4.5. Discussion générale

Les Expériences 4, 5 et 6 fournissent des données intéressantes à propos des deux questions évoquées en début de chapitre, concernant les conditions nécessaires à l’émergence de la composante épisodique des effets d’amorçage de répétition et la nature de ce qui est activé par l’amorce selon les conditions dans lesquelles elle apparaît. Les résultats principaux sont les suivants. (1) Avec des amorces présentées pendant 50 ms et une tâche interférente qui interrompait le traitement de l’amorce, l’effet d’amorçage  de répétition ne dépendait pas de la fréquence et déclinait avec l’augmentation du ISI. Avec une tâche interférente qui interrompait effectivement le traitement de l’amorce, aucun effet d’amorçage de répétition n’apparaissait avec un ISI de 3000 ms, quelle que soit la fréquence de la cible. Ces résultats peuvent être comparés à ceux obtenus dans l’Expérience 3 du chapitre précédent, dans laquelle les amorces étaient masquées. Ainsi, ce n’est pas la procédure de masquage qui explique réellement l’absence d’effet de fréquence sur l’amorçage  mais plus précisément, le temps trop court dévolu au traitement de l’amorce. (2) Avec des amorces présentées pendant 700 ms, l’amorçage de répétition était systématiquement plus important pour les mots rares que pour les mots fréquents et restait significatif même avec un ISI de 3000 ms.

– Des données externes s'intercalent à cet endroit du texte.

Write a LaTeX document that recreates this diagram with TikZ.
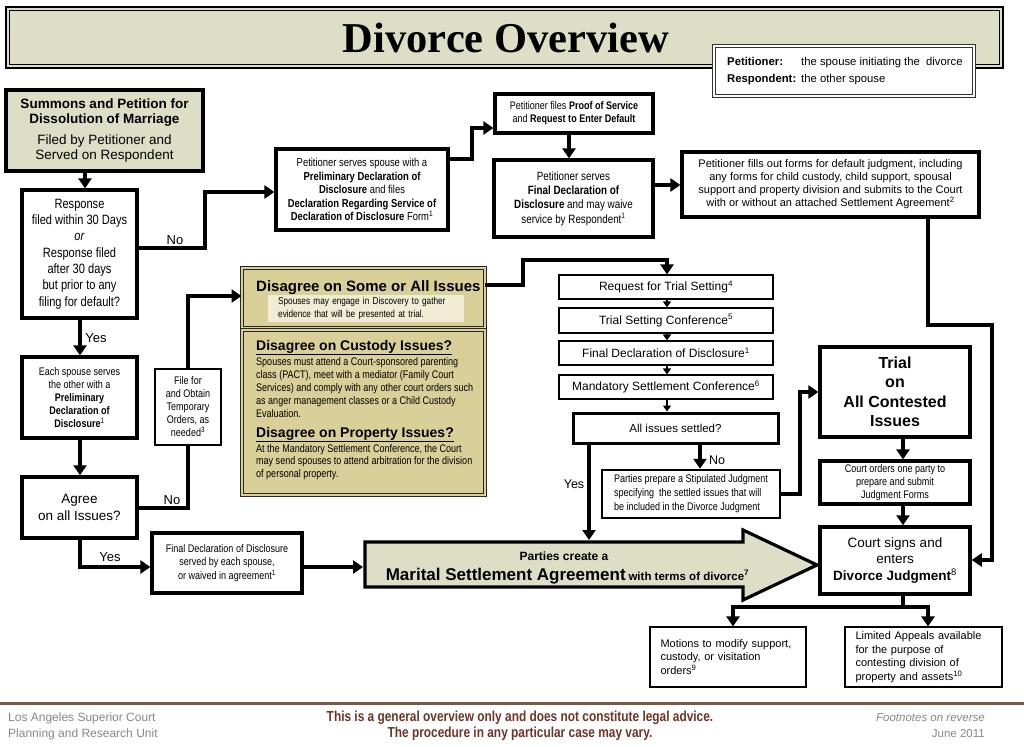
\documentclass[tikz,border=0pt]{standalone}
\usepackage{fontspec}
\setmainfont{Liberation Sans}
\newfontfamily\narrowf[FakeStretch=0.82]{Liberation Sans}
\newfontfamily\titlef{Liberation Serif}
\usetikzlibrary{arrows.meta,calc}
\newcommand\fsz[2]{\fontsize{#1}{#2}\selectfont}
\definecolor{olivefill}{RGB}{221,222,197}
\definecolor{khaki}{RGB}{217,208,153}
\definecolor{khakilt}{RGB}{240,237,212}
\definecolor{footline}{RGB}{124,86,66}
\definecolor{foottext}{RGB}{110,52,40}
\definecolor{greytext}{RGB}{135,135,135}
\tikzset{
  bx/.style={draw, line width=3.2pt, fill=white, inner sep=0pt, align=center},
  thinbx/.style={draw, line width=1.1pt, fill=white, inner sep=0pt, align=center},
  conn/.style={line width=3.3pt, line join=miter, -{Triangle[length=10pt,width=13pt]}},
  plainconn/.style={line width=3.3pt, line join=miter},
  sconn/.style={line width=1.8pt, -{Triangle[length=6pt,width=8pt]}},
  lbl/.style={font=\fsz{13}{15}, inner sep=0pt, anchor=base},
  dblbx/.style={draw=black!85, double=khaki, double distance=1.6pt, line width=0.9pt, fill=khaki, inner sep=0pt},
  txt/.style={inner sep=0pt}
}
\begin{document}
\begin{tikzpicture}[x=1pt,y=-1pt]
\useasboundingbox (0,0) rectangle (1024,746);
\fill[white] (0,0) rectangle (1024,746);

% column / row helper coordinates
\foreach \n/\v in {x80/80,x85/85,x205/205,x472/472,x523/523,x569/569,x589/589,x667/667,x700/700,x733/733,x800/800,x903/903,x928/928,x992/992}
  {\coordinate (\n) at (\v,0);}
\foreach \n/\v in {y128/128,y159/159,y185/185,y192/192,y248/248,y260/260,y285/285,y296/296,y325/325,y392/392,y494/494,y508/508,y560/560,y567/567,y607/607}
  {\coordinate (\n) at (0,\v);}

% title
\node[draw, line width=2.2pt, fill=olivefill, minimum width=997pt, minimum height=61pt, inner sep=0pt] (titlebox) at (504.5,37.5) {};
\draw[line width=1pt] ($(titlebox.north west)+(4.5,4.5)$) rectangle ($(titlebox.south east)+(-4.5,-4.5)$);
\node[txt, font=\titlef\bfseries\fsz{42.5}{44}, anchor=base] (title) at (506,53) {Divorce Overview};

% legend
\node[draw=black!80, double=white, double distance=1.6pt, line width=1pt, fill=white, minimum width=260pt, minimum height=50pt, inner sep=0pt] (legend) at (844,71) {};
\node[txt, anchor=base west, font=\bfseries\fsz{11.3}{14}] (lp) at (727,66) {Petitioner:};
\node[txt, anchor=base west, font=\fsz{11.3}{14}] (lpt) at (801,66) {the spouse initiating the\ \ divorce};
\node[txt, anchor=base west, font=\bfseries\fsz{11.3}{14}] (lr) at (727,83) {Respondent:};
\node[txt, anchor=base west, font=\fsz{11.3}{14}] (lrt) at (801,83) {the other spouse};

% left column
\node[bx, fill=olivefill, minimum width=197pt, minimum height=81pt, font=\fsz{13.5}{15}] (summons) at (104.5,130.5)
  {\textbf{Summons and Petition for}\\ \textbf{Dissolution of Marriage}\\[6pt] Filed by Petitioner and\\ Served on Respondent};
\node[bx, minimum width=115pt, minimum height=128pt, font=\narrowf\fsz{13.5}{16.3}] (response) at (79.5,254)
  {Response\\ filed within 30 Days\\ \textit{or}\\ Response filed\\ after 30 days\\ but prior to any\\ filing for default?};
\node[bx, minimum width=115pt, minimum height=81pt, font=\narrowf\fsz{11}{13}] (eachsp) at (79.5,397.5)
  {Each spouse serves\\ the other with a\\ \textbf{Preliminary}\\ \textbf{Declaration of}\\ \textbf{Disclosure}\textsuperscript{1}};
\node[bx, line width=3.5pt, minimum width=115pt, minimum height=61pt, font=\fsz{13.5}{17}] (agree) at (79.5,507.5)
  {Agree\\ on all Issues?};
\node[thinbx, minimum width=66pt, minimum height=76pt, font=\narrowf\fsz{11}{13}] (filefor) at (188,407)
  {File for\\ and Obtain\\ Temporary\\ Orders, as\\ needed\textsuperscript{3}};
\node[bx, minimum width=150pt, minimum height=60pt, font=\narrowf\fsz{11}{13.5}] (finalserved) at (227,563)
  {Final Declaration of Disclosure\\ served by each spouse,\\ or waived in agreement\textsuperscript{1}};

% top row
\node[bx, minimum width=172pt, minimum height=81pt, font=\narrowf\fsz{11.5}{13.5}] (petserve) at (362,189.5)
  {Petitioner serves spouse with a\\ \textbf{Preliminary Declaration of}\\ \textbf{Disclosure} and files\\ \textbf{Declaration Regarding Service of}\\ \textbf{Declaration of Disclosure} Form\textsuperscript{1}};
\node[bx, minimum width=158pt, minimum height=39pt, font=\narrowf\fsz{11}{13}] (proof) at (574,113.5)
  {Petitioner files \textbf{Proof of Service}\\ and \textbf{Request to Enter Default}};
\node[bx, minimum width=159pt, minimum height=77pt, font=\narrowf\fsz{12}{14.3}] (finaldecl) at (573.5,198.5)
  {Petitioner serves\\ \textbf{Final Declaration of}\\ \textbf{Disclosure} and may waive\\ service by Respondent\textsuperscript{1}};
\node[bx, minimum width=297pt, minimum height=65pt, font=\fsz{11}{13}] (default) at (830.5,184.5)
  {Petitioner fills out forms for default judgment, including\\ any forms for child custody, child support, spousal\\ support and property division and submits to the Court\\ with or without an attached Settlement Agreement\textsuperscript{2}};

% disagree boxes
\node[dblbx, minimum width=243pt, minimum height=60pt] (disA) at (363.5,298) {};
\node[txt, anchor=base west, font=\bfseries\fsz{15}{17}] (disAh) at (256,291.5) {Disagree on Some or All Issues};
\node[fill=khakilt, anchor=north west, inner xsep=10pt, inner ysep=2.5pt, text width=176pt, align=left, font=\narrowf\fsz{10}{12.5}] (disc) at (268,295)
  {Spouses may engage in Discovery to gather\\ evidence that will be presented at trial.};
\node[dblbx, minimum width=243pt, minimum height=165pt] (disB) at (363.5,412.5) {};
\node[txt, anchor=base west, font=\bfseries\fsz{14}{16}] (disBh1) at (256,350) {\underline{Disagree on Custody Issues?}};
\node[txt, anchor=north west, align=left, font=\narrowf\fsz{11}{13}] (disBt1) at (256,357)
  {Spouses must attend a Court-sponsored parenting\\ class (PACT), meet with a mediator (Family Court\\ Services) and comply with any other court orders such\\ as anger management classes or a Child Custody\\ Evaluation.};
\node[txt, anchor=base west, font=\bfseries\fsz{14}{16}] (disBh2) at (256,437) {\underline{Disagree on Property Issues?}};
\node[txt, anchor=north west, align=left, font=\narrowf\fsz{11}{12.7}] (disBt2) at (256,444)
  {At the Mandatory Settlement Conference, the Court\\ may send spouses to attend arbitration for the division\\ of personal property.};

% trial setting column
\node[thinbx, minimum width=214pt, minimum height=24pt, font=\fsz{12}{14}] (request) at (666,287) {Request for Trial Setting\textsuperscript{4}};
\node[thinbx, minimum width=214pt, minimum height=25pt, font=\fsz{12}{14}] (trialset) at (666,320.5) {Trial Setting Conference\textsuperscript{5}};
\node[thinbx, minimum width=214pt, minimum height=24pt, font=\fsz{12}{14}] (finaldisc) at (666,353) {Final Declaration of Disclosure\textsuperscript{1}};
\node[thinbx, minimum width=214pt, minimum height=24pt, font=\fsz{12}{14}] (mandatory) at (666,387) {Mandatory Settlement Conference\textsuperscript{6}};
\node[bx, line width=3pt, minimum width=205pt, minimum height=30pt, font=\fsz{11.5}{13}] (allset) at (675.5,428) {All issues settled?};
\node[draw, line width=2.5pt, fill=white, inner sep=0pt, align=left, minimum width=178pt, minimum height=48pt, font=\narrowf\fsz{11}{14}] (stip) at (691,494)
  {Parties prepare a Stipulated Judgment\\ specifying\ \ the settled issues that will\\ be included in the Divorce Judgment};

% right column
\node[bx, minimum width=150pt, minimum height=90pt, font=\bfseries\fsz{16}{19.5}] (trial) at (895,392) {Trial\\ on\\ All Contested\\ Issues};
\node[bx, minimum width=150pt, minimum height=43pt, font=\narrowf\fsz{11}{13}] (courtord) at (895,482.5) {Court orders one party to\\ prepare and submit\\ Judgment Forms};
\node[bx, line width=3.5pt, minimum width=150pt, minimum height=67pt, font=\fsz{13.5}{16.5}] (courtsign) at (895,560.5) {Court signs and\\ enters\\ \textbf{Divorce Judgment}\textsuperscript{8}};
\node[thinbx, inner xsep=10.5pt, text width=135pt, align=left, minimum height=60pt, font=\fsz{11}{13.5}] (motions) at (728,657) {Motions to modify support,\\ custody, or visitation\\ orders\textsuperscript{9}};
\node[thinbx, inner xsep=10.5pt, text width=136pt, align=left, minimum height=60pt, font=\fsz{11}{13.5}] (limited) at (923.5,657) {Limited Appeals available\\ for the purpose of\\ contesting division of\\ property and assets\textsuperscript{10}};

% marital settlement agreement arrow
\draw[line width=3.2pt, line join=miter, fill=olivefill] (365,542) -- (743,542) -- (743,530) -- (817,565) -- (743,600) -- (743,587) -- (365,587) -- cycle;
\coordinate (msaN) at (589,540);
\coordinate (msaW) at (363,567);
\node[txt, anchor=base, font=\bfseries\fsz{12}{14}] (msa1) at (564,560) {Parties create a};
\node[txt, anchor=base] (msa2) at (567.5,580) {{\bfseries\fsz{17}{19}Marital Settlement Agreement} {\bfseries\fsz{11.5}{14}with terms of divorce\textsuperscript{7}}};

% connectors
\draw[conn] (summons.south -| x85) -- (response.north -| x85);
\draw[conn] (response.east |- y248) -- (x205 |- y248) -- (x205 |- y192) -- (petserve.west |- y192);
\draw[conn] (petserve.east |- y159) -- (x472 |- y159) -- (x472 |- y128) -- (proof.west |- y128);
\draw[conn] (proof.south -| x569) -- (finaldecl.north -| x569);
\draw[conn] (finaldecl.east |- y185) -- (default.west |- y185);
\draw[conn] (default.south -| x928) -- (x928 |- y325) -- (x992 |- y325) -- (x992 |- y560) -- (courtsign.east |- y560);
\draw[conn] (response.south -| x80) -- (eachsp.north -| x80);
\draw[conn] (eachsp.south -| x80) -- (agree.north -| x80);
\draw[plainconn] (agree.east |- y508) -| (filefor.south);
\draw[conn] (filefor.north) |- (disA.west |- y296);
\draw[conn] (disA.east |- y285) -- (x523 |- y285) -- (x523 |- y260) -| (request.north -| x667);
\draw[sconn] (request.south -| x667) -- (trialset.north -| x667);
\draw[sconn] (trialset.south -| x667) -- (finaldisc.north -| x667);
\draw[sconn] (finaldisc.south -| x667) -- (mandatory.north -| x667);
\draw[sconn] (mandatory.south -| x667) -- (allset.north -| x667);
\draw[conn] (allset.south -| x589) -- (msaN);
\draw[conn] (allset.south -| x700) -- (stip.north -| x700);
\draw[conn] (stip.east |- y494) -- (x800 |- y494) |- (trial.west |- y392);
\draw[conn] (trial.south -| x903) -- (courtord.north -| x903);
\draw[conn] (courtord.south -| x903) -- (courtsign.north -| x903);
\draw[conn] (courtsign.south -| x903) -- (x903 |- y607) -| (motions.north -| x733);
\draw[conn] (x903 |- y607) -| (limited.north -| x928);
\draw[conn] (agree.south -| x80) |- (finalserved.west |- y567);
\draw[conn] (finalserved.east |- y567) -- (msaW);

% connector labels
\node[lbl] (lno1) at (175,244) {No};
\node[lbl] (lyes1) at (96,342) {Yes};
\node[lbl] (lno2) at (172,504) {No};
\node[lbl] (lyes2) at (110,561) {Yes};
\node[lbl, font=\fsz{12.5}{14}] (lyes3) at (574,488) {Yes};
\node[lbl, font=\fsz{12.5}{14}] (lno3) at (717,464) {No};

% footer
\draw[footline, line width=3.2pt] (0,703.5) -- (1024,703.5);
\node[txt, anchor=base west, text=greytext, font=\fsz{12}{14}] (f1) at (8,721) {Los Angeles Superior Court};
\node[txt, anchor=base west, text=greytext, font=\fsz{12}{14}] (f2) at (8,737) {Planning and Research Unit};
\node[txt, anchor=base, text=foottext, font=\narrowf\bfseries\fsz{14.5}{16}] (f3) at (520,721) {This is a general overview only and does not constitute legal advice.};
\node[txt, anchor=base, text=foottext, font=\narrowf\bfseries\fsz{14.5}{16}] (f4) at (520,737) {The procedure in any particular case may vary.};
\node[txt, anchor=base east, text=greytext, font=\itshape\fsz{11.5}{14}] (f5) at (985,721) {Footnotes on reverse};
\node[txt, anchor=base east, text=greytext, font=\fsz{11.5}{14}] (f6) at (985,737) {June 2011};
\end{tikzpicture}
\end{document}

Un des objectifs était d’étudier les conditions nécessaires à l’émergence de la composante épisodique des effets d’amorçage de répétition. Si l’on considère que la persistance à long terme des effets d’amorçage de répétition est un bon indicateur de l’origine épisodique de ces effets, alors cette étude a clairement mis en évidence qu’un temps de traitement minimum était nécessaire pour que cette composante épisodique des effets d’amorçage  apparaisse. Ainsi, le fait d’activer “simplement” des traces mnésiques n’est pas suffisant pour que de nouvelles traces se construisent en mémoire. Des conditions spécifiques sont nécessaires afin que l’activation engendrée par l’amorce persiste à plus long terme. Ainsi, ces études ont montré que ce que nous désignons sous le terme de “construction” est la conséquence à long terme du processus d’activation.

Mais que se passe-t-il pendant la présentation de l’amorce qui permette la construction de nouvelles traces épisodiques en mémoire ? L’atténuation de l’effet de fréquence observée dans cette étude et dans d’autres (voir Chapitre 4 et les auteurs déjà cités à ce propos) est associée, semble-t-il, à l’apparition des effets d’amorçage à long terme. Etant donné que la fréquence “lexicale” réfère à la fréquence “globale” du mot (i.e., à la fréquence d’apparition ou d’usage du mot dans le langage courant, et non pas à la fréquence de ses constituants), le fait que les effets d’amorçage à long terme soient concomitants avec l’atténuation de l’effet de fréquence semble signifier que les effets à long terme nécessitent un traitement de l’amorce au-delà du niveau pré-lexical. Si l’effet de fréquence sur l’amorçage ne se manifeste qu’à long terme, c’est peut-être qu’il faut du temps pour que les composantes de la trace soient intégrées. L’hypothèse est que les composantes activées doivent être intégrées pour que les effets d’amorçage se maintiennent à long terme et que l’effet de fréquence sur l’amorçage apparaisse. Une telle intégration d’activations perceptuelles ne devrait pas être possible si le temps de présentation de l’amorce est trop bref. De plus, l’intégration d’activations perceptuelles est aussi probablement nécessaire pour identifier consciemment un mot. Ceci répond à la question centrale de cette thèse. Sans un traitement de l’amorce suffisant, la présentation de l’amorce peut produire des activations à des niveaux pré-lexicaux (i.e., des niveaux orthographiques ou phonologiques) pouvant donner lieu à des effets d’amorçage orthographiques ou phonologiques à court terme (e.g., Colombo, 1986 ; Ferrand et al., 1993 ; Forster et al., 1987 ; Lukatela et al., 1994 ; Segui et al., 1990a ; 1990b ; Sereno, 1991 ; Versace, 1998). Lorsque l’amorce a été traitée “complètement”, cela se traduit par le fait que les éléments pré-lexicaux activés ont été intégrés en un tout, ce qui détermine la nature lexicale de la trace construite.